INSTRUCTION —
Count every line in the entries that follow where the word "this" appears, then state only the total.

Records with drawing code:

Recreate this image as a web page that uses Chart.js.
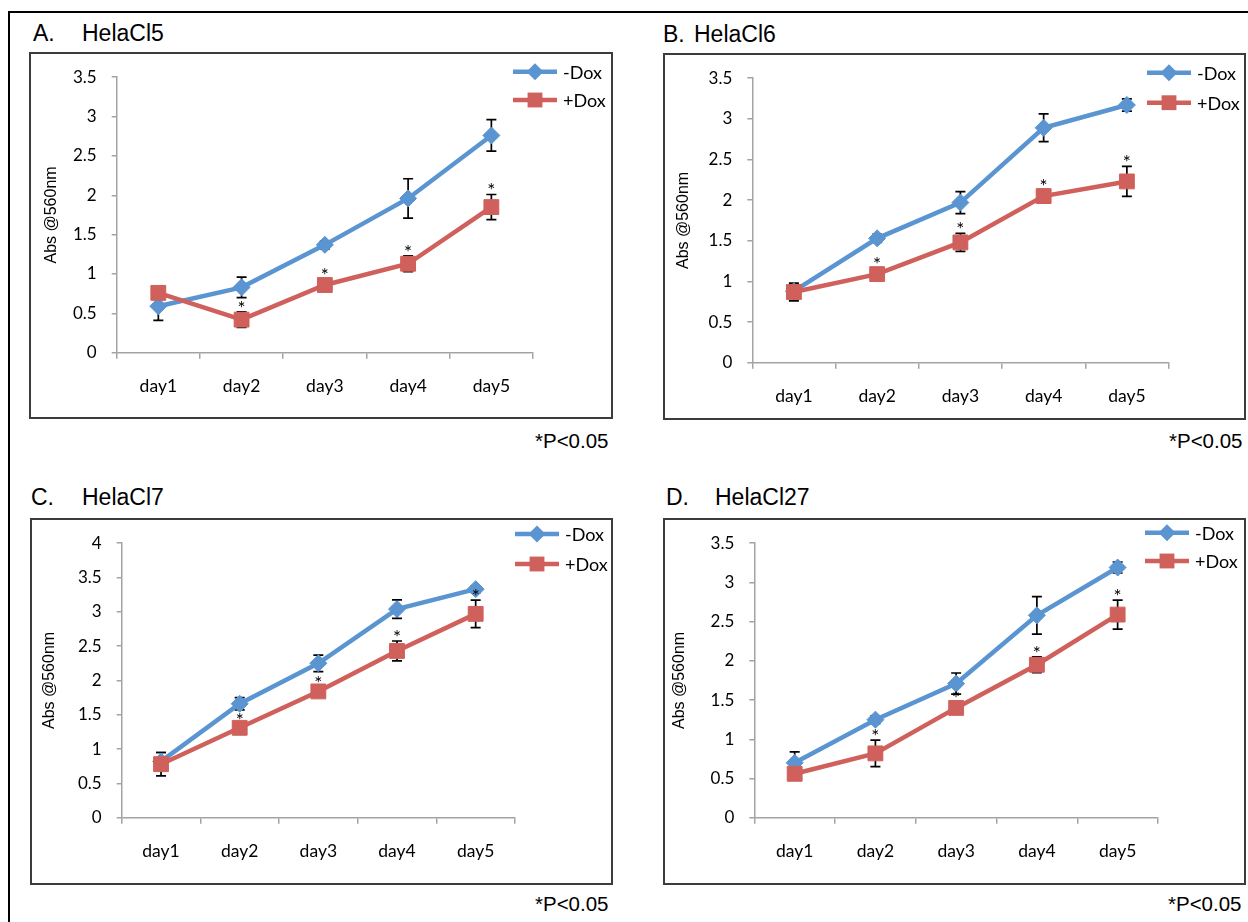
<!DOCTYPE html>
<html>
<head>
<meta charset="utf-8">
<script src="https://cdn.jsdelivr.net/npm/chart.js@4.4.1/dist/chart.umd.min.js"></script>
<style>
  body { margin: 0; background: #fff; width: 1248px; height: 922px; overflow: hidden; position: relative;
         font-family: "Liberation Sans", Arial, sans-serif; color: #000; }
  .frame { position: absolute; left: 8px; top: 11px; width: 1300px; height: 1000px;
           border-top: 2px solid #000; border-left: 2px solid #000; }
  .box { position: absolute; border: 2px solid #3c3c3c; box-sizing: border-box; pointer-events: none; }
  canvas { position: absolute; }
  .title { position: absolute; font-size: 23px; line-height: 23px; white-space: pre; }
  .note { position: absolute; font-size: 20.5px; line-height: 20.5px; white-space: pre; }
</style>
</head>
<body>
<div class="frame"></div>

<span class="title" style="left:33px;top:22px">A.</span>
<span class="title" style="left:82px;top:22px">HelaCl5</span>
<span class="title" style="left:663px;top:23px">B.</span>
<span class="title" style="left:694px;top:23px">HelaCl6</span>
<span class="title" style="left:31px;top:486px">C.</span>
<span class="title" style="left:82px;top:486px">HelaCl7</span>
<span class="title" style="left:666px;top:486px">D.</span>
<span class="title" style="left:715px;top:486px">HelaCl27</span>

<canvas id="chartA" width="584" height="367" style="left:29px;top:52px"></canvas>
<canvas id="chartB" width="583" height="367" style="left:663px;top:53px"></canvas>
<canvas id="chartC" width="583" height="367" style="left:30px;top:518px"></canvas>
<canvas id="chartD" width="583" height="367" style="left:663px;top:518px"></canvas>

<div class="box" style="left:29px;top:52px;width:584px;height:367px"></div>
<div class="box" style="left:663px;top:53px;width:583px;height:367px"></div>
<div class="box" style="left:30px;top:518px;width:583px;height:367px"></div>
<div class="box" style="left:663px;top:518px;width:583px;height:367px"></div>

<span class="note" style="left:535px;top:431px">*P&lt;0.05</span>
<span class="note" style="left:1169px;top:431px">*P&lt;0.05</span>
<span class="note" style="left:535px;top:894px">*P&lt;0.05</span>
<span class="note" style="left:1168px;top:894px">*P&lt;0.05</span>

<script>
const days = ["day1", "day2", "day3", "day4", "day5"];
const seriesLabels = ["-Dox", "+Dox"];

// A. HelaCl5
const aMinus = [0.59, 0.83, 1.37, 1.96, 2.76];
const aMinusErr = [0.18, 0.13, 0.05, 0.25, 0.2];
const aPlus = [0.76, 0.42, 0.86, 1.13, 1.85];
const aPlusErr = [0.05, 0.1, 0.07, 0.1, 0.16];
const aSig = [false, true, true, true, true];

// B. HelaCl6
const bMinus = [0.88, 1.53, 1.97, 2.89, 3.17];
const bMinusErr = [0.08, 0.05, 0.135, 0.17, 0.075];
const bPlus = [0.87, 1.09, 1.48, 2.05, 2.23];
const bPlusErr = [0.11, 0.07, 0.11, 0.08, 0.185];
const bSig = [false, true, true, true, true];

// C. HelaCl7
const cMinus = [0.82, 1.66, 2.25, 3.04, 3.33];
const cMinusErr = [0.13, 0.09, 0.12, 0.135, 0.05];
const cPlus = [0.78, 1.31, 1.84, 2.43, 2.97];
const cPlusErr = [0.17, 0.06, 0.06, 0.145, 0.2];
const cSig = [false, true, true, true, true];

// D. HelaCl27
const dMinus = [0.7, 1.25, 1.71, 2.58, 3.19];
const dMinusErr = [0.14, 0.05, 0.135, 0.24, 0.07];
const dPlus = [0.56, 0.82, 1.4, 1.95, 2.59];
const dPlusErr = [0.05, 0.17, 0.08, 0.1, 0.185];
const dSig = [false, true, true, true, true];

const yMaxA = 3.5, yMaxB = 3.5, yMaxC = 4, yMaxD = 3.5;

const BLUE = "#5a95d2";
const RED = "#d0605b";
const AXIS = "#a3a3a3";

Chart.defaults.font.family = "Lato, 'Open Sans', sans-serif";
Chart.defaults.color = "#000";

// error bars under the markers
const errorBarPlugin = {
  id: "errorBars",
  beforeDatasetsDraw(chart) {
    const ctx = chart.ctx;
    const y = chart.scales.y;
    ctx.save();
    ctx.strokeStyle = "#000";
    ctx.lineWidth = 1.7;
    chart.data.datasets.forEach((ds, di) => {
      const meta = chart.getDatasetMeta(di);
      ds.data.forEach((v, i) => {
        const e = ds.errors[i];
        const px = meta.data[i].x;
        const top = y.getPixelForValue(v + e);
        const bot = y.getPixelForValue(v - e);
        ctx.beginPath();
        ctx.moveTo(px, top); ctx.lineTo(px, bot);
        ctx.moveTo(px - 5, top); ctx.lineTo(px + 5, top);
        ctx.moveTo(px - 5, bot); ctx.lineTo(px + 5, bot);
        ctx.stroke();
      });
    });
    ctx.restore();
  },
};

// "*" above the +Dox error bar where the difference is significant
const asteriskPlugin = {
  id: "asterisks",
  afterDatasetsDraw(chart) {
    const ctx = chart.ctx;
    const y = chart.scales.y;
    const ds = chart.data.datasets[1];
    const meta = chart.getDatasetMeta(1);
    const sig = chart.options.plugins.asterisks.sig;
    ctx.save();
    ctx.fillStyle = "#000";
    ctx.font = "19px Lato";
    ctx.textAlign = "center";
    ctx.textBaseline = "alphabetic";
    sig.forEach((s, i) => {
      if (!s) return;
      const cy = y.getPixelForValue(ds.data[i] + ds.errors[i]) - 8;
      ctx.fillText("*", meta.data[i].x, cy + 11);
    });
    ctx.restore();
  },
};

function drawMarker(ctx, style, r, x, y) {
  ctx.beginPath();
  if (style === "rectRot") {
    ctx.moveTo(x, y - r); ctx.lineTo(x + r, y); ctx.lineTo(x, y + r); ctx.lineTo(x - r, y);
  } else {
    const h = r * Math.SQRT1_2;
    ctx.rect(x - h, y - h, 2 * h, 2 * h);
  }
  ctx.closePath();
  ctx.fill();
}

const legendPlugin = {
  id: "sideLegend",
  afterDraw(chart) {
    const { x, y, dy } = chart.options.plugins.sideLegend;
    const ctx = chart.ctx;
    ctx.save();
    chart.data.datasets.forEach((ds, i) => {
      const ly = y + i * dy;
      ctx.strokeStyle = ds.borderColor;
      ctx.lineWidth = 4.5;
      ctx.beginPath();
      ctx.moveTo(x, ly); ctx.lineTo(x + 44, ly);
      ctx.stroke();
      ctx.fillStyle = ds.borderColor;
      drawMarker(ctx, ds.pointStyle, ds.pointRadius, x + 22, ly);
      ctx.fillStyle = "#000";
      ctx.font = "18px Lato";
      ctx.textBaseline = "middle";
      ctx.fillText(ds.label, x + 50, ly + 1);
    });
    ctx.restore();
  },
};

function makePanel(id, minus, minusErr, plus, plusErr, sig, yMax, layout) {
  const canvas = document.getElementById(id);
  return new Chart(canvas, {
    type: "line",
    data: {
      labels: days,
      datasets: [
        {
          label: seriesLabels[0],
          data: minus,
          errors: minusErr,
          borderColor: BLUE,
          backgroundColor: BLUE,
          borderWidth: 4.5,
          pointStyle: "rectRot",
          pointRadius: 8.5,
          pointBackgroundColor: BLUE,
          pointBorderColor: BLUE,
          pointBorderWidth: 1,
          tension: 0,
          order: 2,
        },
        {
          label: seriesLabels[1],
          data: plus,
          errors: plusErr,
          borderColor: RED,
          backgroundColor: RED,
          borderWidth: 4.5,
          pointStyle: "rect",
          pointRadius: 10.5,
          pointBackgroundColor: RED,
          pointBorderColor: RED,
          pointBorderWidth: 1,
          tension: 0,
          order: 1,
        },
      ],
    },
    options: {
      responsive: false,
      devicePixelRatio: 1,
      animation: false,
      events: [],
      layout: {
        padding: { left: 4, top: layout.top, right: layout.right, bottom: 0 },
      },
      plugins: {
        legend: { display: false },
        tooltip: { enabled: false },
        asterisks: { sig },
        sideLegend: layout.legend,
      },
      scales: {
        x: {
          type: "category",
          offset: true,
          grid: { offset: true, drawOnChartArea: false, tickLength: 6, color: AXIS, lineWidth: 1.5 },
          border: { color: AXIS, width: 1.5 },
          ticks: { font: { size: 17.5 }, color: "#000", padding: 17 },
          afterFit(scale) { scale.height = layout.xHeight; },
        },
        y: {
          min: 0,
          max: yMax,
          grid: { drawOnChartArea: false, tickLength: 5, color: AXIS, lineWidth: 1.5 },
          border: { color: AXIS, width: 1.5 },
          ticks: { stepSize: 0.5, font: { size: 17 }, color: "#000", padding: 15, callback: (v) => String(v) },
          title: {
            display: true,
            text: "Abs @560nm",
            font: { family: "'Liberation Sans', Arial, sans-serif", size: 16 },
            color: "#000",
            padding: { top: layout.titlePad, bottom: 0 },
          },
          afterFit(scale) { scale.width = layout.yWidth; },
        },
      },
    },
    plugins: [errorBarPlugin, asteriskPlugin, legendPlugin],
  });
}

makePanel("chartA", aMinus, aMinusErr, aPlus, aPlusErr, aSig, yMaxA,
  { top: 23.7, right: 80, xHeight: 66.3, yWidth: 83.7, titlePad: 9, legend: { x: 484, y: 19.7, dy: 28.3 } });
makePanel("chartB", bMinus, bMinusErr, bPlus, bPlusErr, bSig, yMaxB,
  { top: 22.7, right: 77.5, xHeight: 57.3, yWidth: 85.3, titlePad: 7, legend: { x: 484, y: 19.7, dy: 30 } });
makePanel("chartC", cMinus, cMinusErr, cPlus, cPlusErr, cSig, yMaxC,
  { top: 22, right: 98, xHeight: 67.3, yWidth: 87.7, titlePad: 6, legend: { x: 485, y: 16, dy: 30 } });
makePanel("chartD", dMinus, dMinusErr, dPlus, dPlusErr, dSig, yMaxD,
  { top: 22, right: 88, xHeight: 67.3, yWidth: 87.3, titlePad: 3, legend: { x: 482, y: 14.7, dy: 28.3 } });
</script>
</body>
</html>
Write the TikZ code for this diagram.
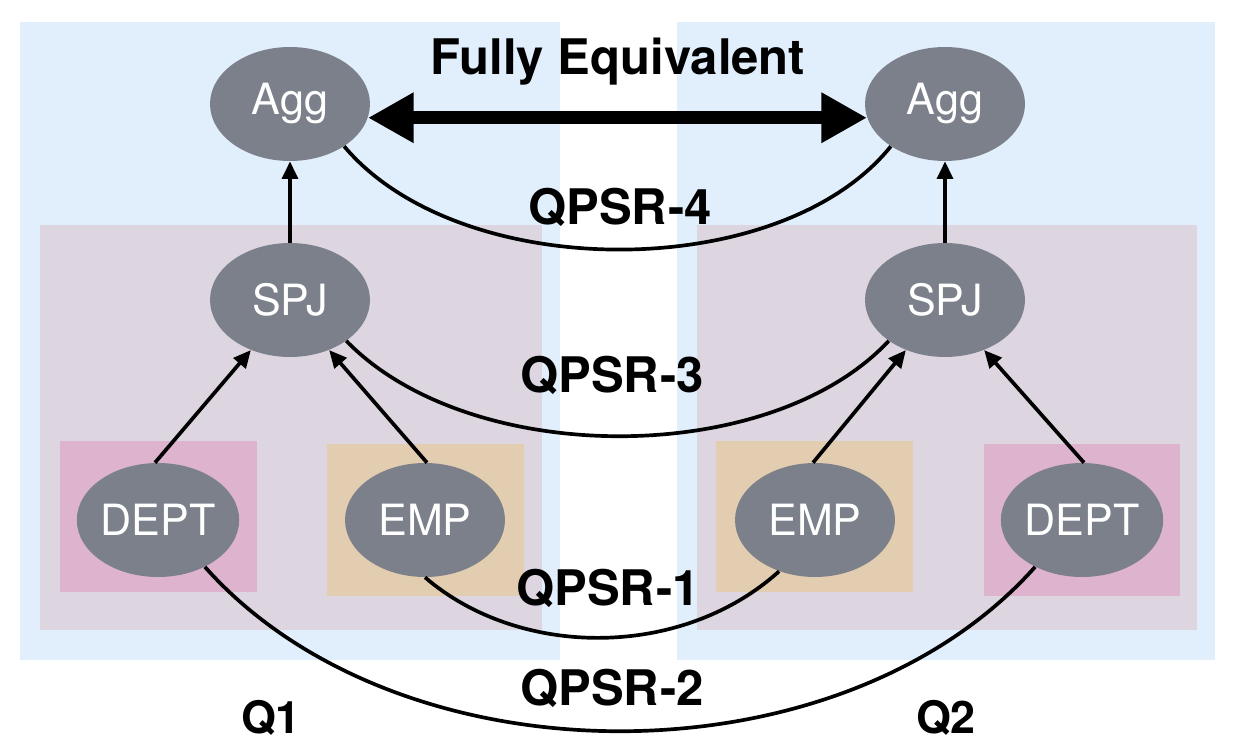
\documentclass[tikz,border=0pt]{standalone}
\usepackage{fontspec}
\setmainfont{TeX Gyre Heros}
\usetikzlibrary{arrows.meta,shapes.geometric}
\definecolor{qblue}{HTML}{E1EEFB}
\definecolor{qpurple}{HTML}{DDD6E1}
\definecolor{qpink}{HTML}{DDB3CE}
\definecolor{qtan}{HTML}{E3CDB0}
\definecolor{opgray}{HTML}{7B808A}
\begin{document}
\begin{tikzpicture}[x=0.02cm,y=-0.02cm,
  op/.style={ellipse,fill=opgray,minimum width=3.2cm,minimum height=2.28cm,inner sep=0pt,text=white,font=\fontsize{24.5}{29}\selectfont},
  lbl/.style={anchor=base,font=\bfseries\fontsize{27.9}{32}\selectfont},
  qlbl/.style={anchor=base,font=\bfseries\fontsize{25.5}{30}\selectfont},
  flow/.style={line width=2.1pt,-{Triangle[length=10pt,width=9pt]}},
  qpsr/.style={line width=2.1pt},
  equiv/.style={line width=7.4pt,{Triangle[length=26pt,width=27pt]}-{Triangle[length=26pt,width=27pt]}}]
\useasboundingbox (0,0) rectangle (1236,750);
% query boxes
\fill[qblue] (20,22) rectangle (560,660);
\fill[qblue] (677,22) rectangle (1215,660);
\fill[qpurple] (40,225) rectangle (542,630);
\fill[qpurple] (697,225) rectangle (1197,630);
\fill[qpink] (60,441) rectangle (257,592);
\fill[qtan] (327,444) rectangle (524,596);
\fill[qtan] (716,441) rectangle (913,592);
\fill[qpink] (984,444) rectangle (1180,596);
% operators
\node[op] (aggL) at (290,104) {Agg};
\node[op] (aggR) at (945,104) {Agg};
\node[op] (spjL) at (290,300) {SPJ};
\node[op] (spjR) at (945,300) {SPJ};
\node[op] (deptL) at (158,520) {DEPT};
\node[op] (empL) at (425,520) {EMP};
\node[op] (empR) at (815,520) {EMP};
\node[op] (deptR) at (1082,520) {DEPT};
% tree edges
\draw[flow] (spjL.north) -- (aggL.south);
\draw[flow] (spjR.north) -- (aggR.south);
\draw[flow] (deptL.93) -- (spjL.-128);
\draw[flow] (empL.88) -- (spjL.-52);
\draw[flow] (empR.92) -- (spjR.-128);
\draw[flow] (deptR.88) -- (spjR.-52);
% equivalence
\draw[equiv] (aggL.-10) -- (aggR.190);
% QPSR curves
\draw[qpsr] (aggL.-38) .. controls (460,284) and (780,284) .. (aggR.-142);
\draw[qpsr] (spjL.-36) .. controls (470,468) and (770,468) .. (spjR.-144);
\draw[qpsr] (empL.-90) .. controls (520,659) and (682,659) .. (empR.-125);
\draw[qpsr] (deptL.-45) .. controls (400,786) and (840,786) .. (deptR.-135);
% labels
\node[lbl] (feq) at (618,74) {Fully Equivalent};
\node[lbl] (q4) at (620,224) {QPSR-4};
\node[lbl] (q3) at (612,392) {QPSR-3};
\node[lbl] (q1l) at (608,605) {QPSR-1};
\node[lbl] (q2l) at (612,705) {QPSR-2};
\node[qlbl] (Q1) at (271,733) {Q1};
\node[qlbl] (Q2) at (946,733) {Q2};
\end{tikzpicture}
\end{document}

FULL RESPONSE —
2